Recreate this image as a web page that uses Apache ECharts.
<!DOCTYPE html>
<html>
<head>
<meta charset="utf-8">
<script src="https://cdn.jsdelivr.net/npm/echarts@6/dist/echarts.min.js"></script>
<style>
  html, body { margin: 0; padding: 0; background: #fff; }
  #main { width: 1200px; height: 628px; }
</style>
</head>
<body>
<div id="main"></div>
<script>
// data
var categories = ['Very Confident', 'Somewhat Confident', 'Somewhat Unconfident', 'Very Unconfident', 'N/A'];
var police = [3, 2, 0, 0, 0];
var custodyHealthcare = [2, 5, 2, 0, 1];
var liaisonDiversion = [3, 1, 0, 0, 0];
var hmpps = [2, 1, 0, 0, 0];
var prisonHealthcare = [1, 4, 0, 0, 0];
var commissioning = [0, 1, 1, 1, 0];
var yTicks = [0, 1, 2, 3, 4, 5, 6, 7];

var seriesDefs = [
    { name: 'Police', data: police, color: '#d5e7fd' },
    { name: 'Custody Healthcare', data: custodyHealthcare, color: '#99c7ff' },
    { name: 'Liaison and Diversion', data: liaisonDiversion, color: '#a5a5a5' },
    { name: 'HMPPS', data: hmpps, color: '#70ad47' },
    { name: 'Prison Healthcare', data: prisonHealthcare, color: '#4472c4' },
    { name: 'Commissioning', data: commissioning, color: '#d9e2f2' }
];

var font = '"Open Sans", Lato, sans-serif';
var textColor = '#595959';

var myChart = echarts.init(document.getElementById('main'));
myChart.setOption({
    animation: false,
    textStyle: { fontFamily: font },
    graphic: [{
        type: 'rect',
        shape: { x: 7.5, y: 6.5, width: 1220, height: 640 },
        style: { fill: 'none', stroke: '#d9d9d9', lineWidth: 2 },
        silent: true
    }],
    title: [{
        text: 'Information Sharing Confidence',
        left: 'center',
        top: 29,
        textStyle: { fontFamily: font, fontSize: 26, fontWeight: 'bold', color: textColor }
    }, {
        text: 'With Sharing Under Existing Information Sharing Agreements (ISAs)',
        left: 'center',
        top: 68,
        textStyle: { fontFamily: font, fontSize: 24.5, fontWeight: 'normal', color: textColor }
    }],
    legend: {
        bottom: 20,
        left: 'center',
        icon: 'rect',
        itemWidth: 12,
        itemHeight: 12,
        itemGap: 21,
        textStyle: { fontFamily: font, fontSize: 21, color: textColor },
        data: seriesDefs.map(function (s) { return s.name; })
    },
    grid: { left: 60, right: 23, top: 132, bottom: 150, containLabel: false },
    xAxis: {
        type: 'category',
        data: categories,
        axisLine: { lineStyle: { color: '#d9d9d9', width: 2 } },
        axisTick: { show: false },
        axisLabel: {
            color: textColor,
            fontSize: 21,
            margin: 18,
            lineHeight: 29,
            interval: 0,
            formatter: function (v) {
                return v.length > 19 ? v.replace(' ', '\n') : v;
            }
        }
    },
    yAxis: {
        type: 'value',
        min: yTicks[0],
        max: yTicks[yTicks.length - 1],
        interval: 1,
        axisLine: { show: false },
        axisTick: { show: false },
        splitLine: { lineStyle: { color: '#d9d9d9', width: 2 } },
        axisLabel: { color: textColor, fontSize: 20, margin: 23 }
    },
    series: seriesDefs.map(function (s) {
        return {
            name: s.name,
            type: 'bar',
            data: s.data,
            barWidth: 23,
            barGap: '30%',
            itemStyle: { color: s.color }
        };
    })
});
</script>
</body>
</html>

===

Exercise directions>
Copy every line of the material, please, keeping it exactly the same.

Result>
Recreate this image as a web page that uses Apache ECharts.
<!DOCTYPE html>
<html>
<head>
<meta charset="utf-8">
<script src="https://cdn.jsdelivr.net/npm/echarts@6/dist/echarts.min.js"></script>
<style>
  html, body { margin: 0; padding: 0; background: #fff; }
  #main { width: 1200px; height: 628px; }
</style>
</head>
<body>
<div id="main"></div>
<script>
// data
var categories = ['Very Confident', 'Somewhat Confident', 'Somewhat Unconfident', 'Very Unconfident', 'N/A'];
var police = [3, 2, 0, 0, 0];
var custodyHealthcare = [2, 5, 2, 0, 1];
var liaisonDiversion = [3, 1, 0, 0, 0];
var hmpps = [2, 1, 0, 0, 0];
var prisonHealthcare = [1, 4, 0, 0, 0];
var commissioning = [0, 1, 1, 1, 0];
var yTicks = [0, 1, 2, 3, 4, 5, 6, 7];

var seriesDefs = [
    { name: 'Police', data: police, color: '#d5e7fd' },
    { name: 'Custody Healthcare', data: custodyHealthcare, color: '#99c7ff' },
    { name: 'Liaison and Diversion', data: liaisonDiversion, color: '#a5a5a5' },
    { name: 'HMPPS', data: hmpps, color: '#70ad47' },
    { name: 'Prison Healthcare', data: prisonHealthcare, color: '#4472c4' },
    { name: 'Commissioning', data: commissioning, color: '#d9e2f2' }
];

var font = '"Open Sans", Lato, sans-serif';
var textColor = '#595959';

var myChart = echarts.init(document.getElementById('main'));
myChart.setOption({
    animation: false,
    textStyle: { fontFamily: font },
    graphic: [{
        type: 'rect',
        shape: { x: 7.5, y: 6.5, width: 1220, height: 640 },
        style: { fill: 'none', stroke: '#d9d9d9', lineWidth: 2 },
        silent: true
    }],
    title: [{
        text: 'Information Sharing Confidence',
        left: 'center',
        top: 29,
        textStyle: { fontFamily: font, fontSize: 26, fontWeight: 'bold', color: textColor }
    }, {
        text: 'With Sharing Under Existing Information Sharing Agreements (ISAs)',
        left: 'center',
        top: 68,
        textStyle: { fontFamily: font, fontSize: 24.5, fontWeight: 'normal', color: textColor }
    }],
    legend: {
        bottom: 20,
        left: 'center',
        icon: 'rect',
        itemWidth: 12,
        itemHeight: 12,
        itemGap: 21,
        textStyle: { fontFamily: font, fontSize: 21, color: textColor },
        data: seriesDefs.map(function (s) { return s.name; })
    },
    grid: { left: 60, right: 23, top: 132, bottom: 150, containLabel: false },
    xAxis: {
        type: 'category',
        data: categories,
        axisLine: { lineStyle: { color: '#d9d9d9', width: 2 } },
        axisTick: { show: false },
        axisLabel: {
            color: textColor,
            fontSize: 21,
            margin: 18,
            lineHeight: 29,
            interval: 0,
            formatter: function (v) {
                return v.length > 19 ? v.replace(' ', '\n') : v;
            }
        }
    },
    yAxis: {
        type: 'value',
        min: yTicks[0],
        max: yTicks[yTicks.length - 1],
        interval: 1,
        axisLine: { show: false },
        axisTick: { show: false },
        splitLine: { lineStyle: { color: '#d9d9d9', width: 2 } },
        axisLabel: { color: textColor, fontSize: 20, margin: 23 }
    },
    series: seriesDefs.map(function (s) {
        return {
            name: s.name,
            type: 'bar',
            data: s.data,
            barWidth: 23,
            barGap: '30%',
            itemStyle: { color: s.color }
        };
    })
});
</script>
</body>
</html>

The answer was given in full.